Asomaba el día, con la algarabía de los pichos, entre las
ramas de los pinos en la calzada; con el tintineo de las cucharas en los vasos
de cristal, sedientos del aroma de un buen café, dentro de los muros de la
cafetería que permanece en los mosaicos de la vida cotidiana de la ciudad, que
fue creciendo ante la longevidad de sus pinos y su cafetería, devorando
pantanos, ojos de agua, man-glares y terrenos vorazmente; devorando los años
manteniendo las estampas de su pasado en su centro carcomido por el tiempo, sosteniéndose
en lo posible de la solidez de sus piedras de coral ( “muca” ) que le regaló el mar para forjar
bellamente su arquitectura, cuando se agotaron los cedros del lugar, que en sus
orígenes la hicieron “La ciudad de Tablas” con sus edificaciones de madera.
En su corazón el día aterrizaba las palomas y otras aves,
el sonido de una marimba por el perímetro de sus portales y en un tiempo el
canto de las ruedas del tranvía, con los rieles de acero a dueto, rodando por
un costado de la plaza, haciendo circular la vida de su gente.
Por la línea curvilínea de la costa de su cuerpo limitada
por el mar, las olas despertaban con su arrullo tenue y delicado, en la callada
arena de sus playas, el chasquido del salpiqueo de peces en sus aguas,
emergiendo con un salto a la superficie a saludar el día, para inmediatamente
sumergirse ante el rondar del graznido de las gaviotas revolando y la mirada serena
de los pelícanos flotando impávidos al acecho.
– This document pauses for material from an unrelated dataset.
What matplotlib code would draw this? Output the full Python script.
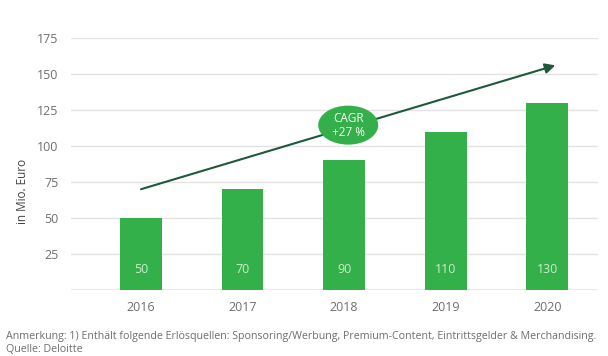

Amanecía con la diversidad de la aurora pintando lienzos
hermosos al horizonte donde el mar se besa con el cielo.
Así amanecía en mi niñez en mi ciudad, así amanece pero
ahora con torrentes de lluvia, cielos grises, y el silencio, ese velo que extienden
los problemas de la vida adulta,
impidiendo disfrutar de la claridad de un día sereno, un día como es detrás
del velo, un día hermoso postrado en el rincón del recuerdo del niño.